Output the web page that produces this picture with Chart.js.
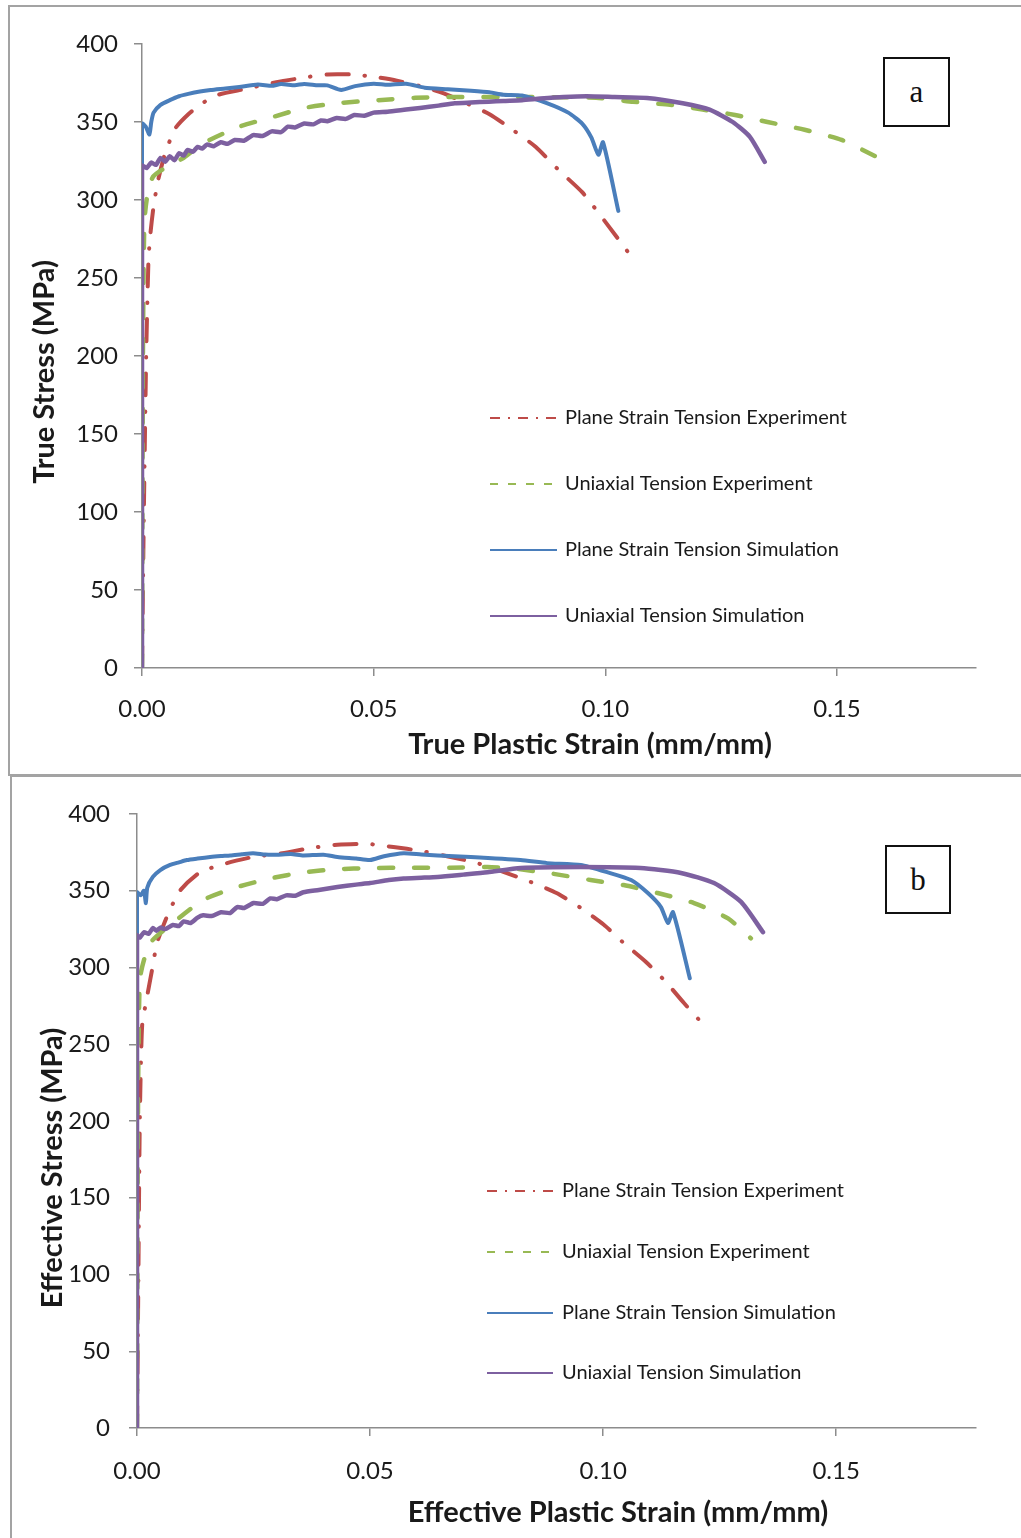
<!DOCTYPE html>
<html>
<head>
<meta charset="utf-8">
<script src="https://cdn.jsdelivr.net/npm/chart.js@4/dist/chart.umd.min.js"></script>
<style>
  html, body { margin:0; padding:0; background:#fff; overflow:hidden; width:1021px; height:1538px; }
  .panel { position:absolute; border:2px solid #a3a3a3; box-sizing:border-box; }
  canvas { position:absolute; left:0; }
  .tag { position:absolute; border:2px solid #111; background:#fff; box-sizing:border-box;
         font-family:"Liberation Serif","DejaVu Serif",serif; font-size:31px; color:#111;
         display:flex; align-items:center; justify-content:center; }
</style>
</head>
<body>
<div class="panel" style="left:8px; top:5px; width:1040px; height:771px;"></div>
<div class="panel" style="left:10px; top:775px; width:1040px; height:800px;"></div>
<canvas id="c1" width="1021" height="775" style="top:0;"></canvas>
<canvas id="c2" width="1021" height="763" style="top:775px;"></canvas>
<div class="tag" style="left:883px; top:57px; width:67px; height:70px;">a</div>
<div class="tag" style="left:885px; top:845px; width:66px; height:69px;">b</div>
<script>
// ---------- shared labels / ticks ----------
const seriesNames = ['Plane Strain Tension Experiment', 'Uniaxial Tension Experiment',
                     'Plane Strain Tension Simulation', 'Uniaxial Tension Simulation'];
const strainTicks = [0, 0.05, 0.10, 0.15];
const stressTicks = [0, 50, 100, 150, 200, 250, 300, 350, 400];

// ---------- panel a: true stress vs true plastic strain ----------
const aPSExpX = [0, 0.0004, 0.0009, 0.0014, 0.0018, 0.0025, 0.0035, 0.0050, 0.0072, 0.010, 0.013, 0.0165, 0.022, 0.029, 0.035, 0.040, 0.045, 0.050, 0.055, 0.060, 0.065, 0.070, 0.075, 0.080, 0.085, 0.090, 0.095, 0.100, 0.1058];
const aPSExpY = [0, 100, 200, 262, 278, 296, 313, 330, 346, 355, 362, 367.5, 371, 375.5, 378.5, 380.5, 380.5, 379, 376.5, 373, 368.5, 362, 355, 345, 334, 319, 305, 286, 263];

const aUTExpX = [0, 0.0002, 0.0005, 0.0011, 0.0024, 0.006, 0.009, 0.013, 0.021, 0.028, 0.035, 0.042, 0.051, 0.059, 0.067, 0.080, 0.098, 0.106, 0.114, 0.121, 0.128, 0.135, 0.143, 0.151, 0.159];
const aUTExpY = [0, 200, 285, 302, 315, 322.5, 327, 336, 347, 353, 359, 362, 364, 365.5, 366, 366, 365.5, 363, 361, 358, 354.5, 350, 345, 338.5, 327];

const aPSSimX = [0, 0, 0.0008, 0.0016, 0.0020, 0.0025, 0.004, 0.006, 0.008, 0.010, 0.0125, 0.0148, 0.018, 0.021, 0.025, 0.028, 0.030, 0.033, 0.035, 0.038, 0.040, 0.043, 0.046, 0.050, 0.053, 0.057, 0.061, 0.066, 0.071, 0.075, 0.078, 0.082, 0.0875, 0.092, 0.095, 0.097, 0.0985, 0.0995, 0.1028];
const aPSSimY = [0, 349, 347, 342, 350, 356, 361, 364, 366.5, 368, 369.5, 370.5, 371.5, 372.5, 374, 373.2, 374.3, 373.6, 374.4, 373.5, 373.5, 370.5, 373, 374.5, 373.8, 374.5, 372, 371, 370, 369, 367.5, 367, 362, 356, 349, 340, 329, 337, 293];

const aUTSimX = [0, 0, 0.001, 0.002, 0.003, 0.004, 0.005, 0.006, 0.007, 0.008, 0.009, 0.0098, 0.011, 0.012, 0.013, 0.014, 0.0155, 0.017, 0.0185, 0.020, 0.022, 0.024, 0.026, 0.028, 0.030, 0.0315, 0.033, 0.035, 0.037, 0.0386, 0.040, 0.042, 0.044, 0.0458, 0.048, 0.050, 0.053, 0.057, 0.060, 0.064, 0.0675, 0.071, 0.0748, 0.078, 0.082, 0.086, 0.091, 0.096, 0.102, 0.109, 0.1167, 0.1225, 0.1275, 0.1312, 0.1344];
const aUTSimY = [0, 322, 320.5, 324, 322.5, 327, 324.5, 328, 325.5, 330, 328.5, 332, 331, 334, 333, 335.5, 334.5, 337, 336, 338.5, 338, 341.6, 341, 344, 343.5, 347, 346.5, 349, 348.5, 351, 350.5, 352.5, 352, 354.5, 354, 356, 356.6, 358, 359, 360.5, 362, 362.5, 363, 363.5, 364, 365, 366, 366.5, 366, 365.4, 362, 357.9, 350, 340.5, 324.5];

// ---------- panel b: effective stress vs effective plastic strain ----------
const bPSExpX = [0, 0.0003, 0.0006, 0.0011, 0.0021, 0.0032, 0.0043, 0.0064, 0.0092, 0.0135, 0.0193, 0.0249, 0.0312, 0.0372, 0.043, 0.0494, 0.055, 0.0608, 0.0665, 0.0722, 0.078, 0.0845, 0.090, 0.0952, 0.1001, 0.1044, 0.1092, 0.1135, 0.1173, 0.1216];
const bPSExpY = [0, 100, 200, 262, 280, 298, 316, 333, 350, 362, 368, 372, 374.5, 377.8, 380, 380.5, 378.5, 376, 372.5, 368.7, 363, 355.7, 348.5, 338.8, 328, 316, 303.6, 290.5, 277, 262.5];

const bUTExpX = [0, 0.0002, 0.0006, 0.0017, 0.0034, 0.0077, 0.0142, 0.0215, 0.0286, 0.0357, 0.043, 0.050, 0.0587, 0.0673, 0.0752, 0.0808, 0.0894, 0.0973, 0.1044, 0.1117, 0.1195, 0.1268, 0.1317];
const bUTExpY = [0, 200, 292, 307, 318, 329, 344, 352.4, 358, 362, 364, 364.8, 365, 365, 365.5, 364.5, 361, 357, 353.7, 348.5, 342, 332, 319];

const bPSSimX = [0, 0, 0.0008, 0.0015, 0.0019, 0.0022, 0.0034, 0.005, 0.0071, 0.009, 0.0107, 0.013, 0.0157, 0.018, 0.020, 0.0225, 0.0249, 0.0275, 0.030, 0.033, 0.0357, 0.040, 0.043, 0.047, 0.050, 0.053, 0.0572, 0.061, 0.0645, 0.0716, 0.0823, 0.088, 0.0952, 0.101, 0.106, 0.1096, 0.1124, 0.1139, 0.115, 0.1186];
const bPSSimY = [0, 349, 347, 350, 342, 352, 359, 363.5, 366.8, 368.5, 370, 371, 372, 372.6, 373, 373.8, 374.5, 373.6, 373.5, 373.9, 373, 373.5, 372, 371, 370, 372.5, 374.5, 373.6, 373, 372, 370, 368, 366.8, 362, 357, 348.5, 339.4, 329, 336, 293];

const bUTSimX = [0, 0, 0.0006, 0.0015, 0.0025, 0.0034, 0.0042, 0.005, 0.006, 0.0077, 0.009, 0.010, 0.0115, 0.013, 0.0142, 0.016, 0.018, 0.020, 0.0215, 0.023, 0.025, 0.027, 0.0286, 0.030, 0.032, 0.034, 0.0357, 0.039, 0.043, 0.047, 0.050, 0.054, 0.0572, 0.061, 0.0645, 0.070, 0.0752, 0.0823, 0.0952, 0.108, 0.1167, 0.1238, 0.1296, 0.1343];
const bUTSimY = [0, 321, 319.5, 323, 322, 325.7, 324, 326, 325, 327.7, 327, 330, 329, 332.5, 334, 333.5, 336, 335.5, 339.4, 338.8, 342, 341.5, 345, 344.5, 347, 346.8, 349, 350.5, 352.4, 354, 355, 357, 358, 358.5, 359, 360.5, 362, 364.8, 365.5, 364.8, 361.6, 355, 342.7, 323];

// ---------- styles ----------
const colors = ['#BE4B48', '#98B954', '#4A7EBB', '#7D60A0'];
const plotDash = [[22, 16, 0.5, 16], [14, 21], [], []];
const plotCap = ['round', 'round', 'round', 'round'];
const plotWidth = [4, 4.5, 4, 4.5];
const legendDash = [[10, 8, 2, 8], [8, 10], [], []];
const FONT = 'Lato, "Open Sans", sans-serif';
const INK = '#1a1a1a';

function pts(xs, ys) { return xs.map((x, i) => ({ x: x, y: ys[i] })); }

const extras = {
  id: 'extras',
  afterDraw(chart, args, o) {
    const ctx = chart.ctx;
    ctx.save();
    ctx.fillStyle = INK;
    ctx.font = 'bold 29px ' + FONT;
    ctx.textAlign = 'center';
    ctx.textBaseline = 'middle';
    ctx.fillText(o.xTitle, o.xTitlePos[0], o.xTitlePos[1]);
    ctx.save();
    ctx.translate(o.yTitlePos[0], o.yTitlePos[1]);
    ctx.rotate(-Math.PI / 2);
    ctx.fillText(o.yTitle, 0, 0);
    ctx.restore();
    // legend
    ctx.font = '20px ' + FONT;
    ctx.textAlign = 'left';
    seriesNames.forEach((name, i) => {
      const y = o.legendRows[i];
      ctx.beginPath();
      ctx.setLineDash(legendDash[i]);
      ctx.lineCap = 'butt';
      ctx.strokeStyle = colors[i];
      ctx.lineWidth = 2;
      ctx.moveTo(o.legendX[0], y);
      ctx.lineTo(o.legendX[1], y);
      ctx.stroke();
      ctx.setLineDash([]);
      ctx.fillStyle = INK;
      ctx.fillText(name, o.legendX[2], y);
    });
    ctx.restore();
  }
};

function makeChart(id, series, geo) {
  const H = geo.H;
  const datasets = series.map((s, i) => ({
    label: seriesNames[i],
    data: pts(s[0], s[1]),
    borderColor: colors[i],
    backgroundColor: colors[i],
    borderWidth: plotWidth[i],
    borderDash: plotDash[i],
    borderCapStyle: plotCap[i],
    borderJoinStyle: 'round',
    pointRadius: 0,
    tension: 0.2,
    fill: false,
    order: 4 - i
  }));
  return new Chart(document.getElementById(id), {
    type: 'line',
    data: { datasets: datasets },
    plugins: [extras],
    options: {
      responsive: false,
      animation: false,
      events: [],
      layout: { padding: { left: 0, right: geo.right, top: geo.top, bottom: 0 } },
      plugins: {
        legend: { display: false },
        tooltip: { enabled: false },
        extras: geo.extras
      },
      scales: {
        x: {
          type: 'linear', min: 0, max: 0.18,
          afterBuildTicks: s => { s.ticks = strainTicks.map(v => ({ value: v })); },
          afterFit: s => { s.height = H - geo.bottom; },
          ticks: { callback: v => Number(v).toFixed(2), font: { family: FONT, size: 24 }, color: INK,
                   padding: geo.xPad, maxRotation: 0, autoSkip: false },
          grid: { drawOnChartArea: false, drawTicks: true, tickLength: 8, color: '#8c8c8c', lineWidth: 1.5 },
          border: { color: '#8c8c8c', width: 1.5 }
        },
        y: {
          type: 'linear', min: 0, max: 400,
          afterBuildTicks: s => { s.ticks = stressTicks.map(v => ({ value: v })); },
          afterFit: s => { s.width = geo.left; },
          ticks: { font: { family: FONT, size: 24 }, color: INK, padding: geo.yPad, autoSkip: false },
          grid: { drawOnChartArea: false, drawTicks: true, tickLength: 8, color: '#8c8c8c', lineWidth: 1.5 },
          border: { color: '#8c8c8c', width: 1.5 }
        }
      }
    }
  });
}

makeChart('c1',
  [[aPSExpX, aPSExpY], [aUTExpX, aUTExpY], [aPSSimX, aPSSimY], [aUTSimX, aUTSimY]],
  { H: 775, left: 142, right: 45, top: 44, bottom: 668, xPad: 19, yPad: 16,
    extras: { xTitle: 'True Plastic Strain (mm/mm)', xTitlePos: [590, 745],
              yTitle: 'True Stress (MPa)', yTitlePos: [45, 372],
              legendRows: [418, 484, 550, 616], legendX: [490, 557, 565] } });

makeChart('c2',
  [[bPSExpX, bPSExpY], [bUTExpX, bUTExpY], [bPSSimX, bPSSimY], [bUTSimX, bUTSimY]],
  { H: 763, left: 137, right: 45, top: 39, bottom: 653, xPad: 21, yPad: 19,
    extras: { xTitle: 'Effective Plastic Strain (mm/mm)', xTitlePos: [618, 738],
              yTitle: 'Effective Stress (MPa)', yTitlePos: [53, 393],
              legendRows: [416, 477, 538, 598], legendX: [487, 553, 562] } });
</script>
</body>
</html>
■ ■ ■ ■ ■
**INSTRUCTIONS FOR THE TASK**
Exactly as written, please give again the lines from the beginning of the listing through the line containing "345, 338.5, 327];", inclusive, without any pictures.

**TASK ANSWER**
Output the web page that produces this picture with Chart.js.
<!DOCTYPE html>
<html>
<head>
<meta charset="utf-8">
<script src="https://cdn.jsdelivr.net/npm/chart.js@4/dist/chart.umd.min.js"></script>
<style>
  html, body { margin:0; padding:0; background:#fff; overflow:hidden; width:1021px; height:1538px; }
  .panel { position:absolute; border:2px solid #a3a3a3; box-sizing:border-box; }
  canvas { position:absolute; left:0; }
  .tag { position:absolute; border:2px solid #111; background:#fff; box-sizing:border-box;
         font-family:"Liberation Serif","DejaVu Serif",serif; font-size:31px; color:#111;
         display:flex; align-items:center; justify-content:center; }
</style>
</head>
<body>
<div class="panel" style="left:8px; top:5px; width:1040px; height:771px;"></div>
<div class="panel" style="left:10px; top:775px; width:1040px; height:800px;"></div>
<canvas id="c1" width="1021" height="775" style="top:0;"></canvas>
<canvas id="c2" width="1021" height="763" style="top:775px;"></canvas>
<div class="tag" style="left:883px; top:57px; width:67px; height:70px;">a</div>
<div class="tag" style="left:885px; top:845px; width:66px; height:69px;">b</div>
<script>
// ---------- shared labels / ticks ----------
const seriesNames = ['Plane Strain Tension Experiment', 'Uniaxial Tension Experiment',
                     'Plane Strain Tension Simulation', 'Uniaxial Tension Simulation'];
const strainTicks = [0, 0.05, 0.10, 0.15];
const stressTicks = [0, 50, 100, 150, 200, 250, 300, 350, 400];

// ---------- panel a: true stress vs true plastic strain ----------
const aPSExpX = [0, 0.0004, 0.0009, 0.0014, 0.0018, 0.0025, 0.0035, 0.0050, 0.0072, 0.010, 0.013, 0.0165, 0.022, 0.029, 0.035, 0.040, 0.045, 0.050, 0.055, 0.060, 0.065, 0.070, 0.075, 0.080, 0.085, 0.090, 0.095, 0.100, 0.1058];
const aPSExpY = [0, 100, 200, 262, 278, 296, 313, 330, 346, 355, 362, 367.5, 371, 375.5, 378.5, 380.5, 380.5, 379, 376.5, 373, 368.5, 362, 355, 345, 334, 319, 305, 286, 263];

const aUTExpX = [0, 0.0002, 0.0005, 0.0011, 0.0024, 0.006, 0.009, 0.013, 0.021, 0.028, 0.035, 0.042, 0.051, 0.059, 0.067, 0.080, 0.098, 0.106, 0.114, 0.121, 0.128, 0.135, 0.143, 0.151, 0.159];
const aUTExpY = [0, 200, 285, 302, 315, 322.5, 327, 336, 347, 353, 359, 362, 364, 365.5, 366, 366, 365.5, 363, 361, 358, 354.5, 350, 345, 338.5, 327];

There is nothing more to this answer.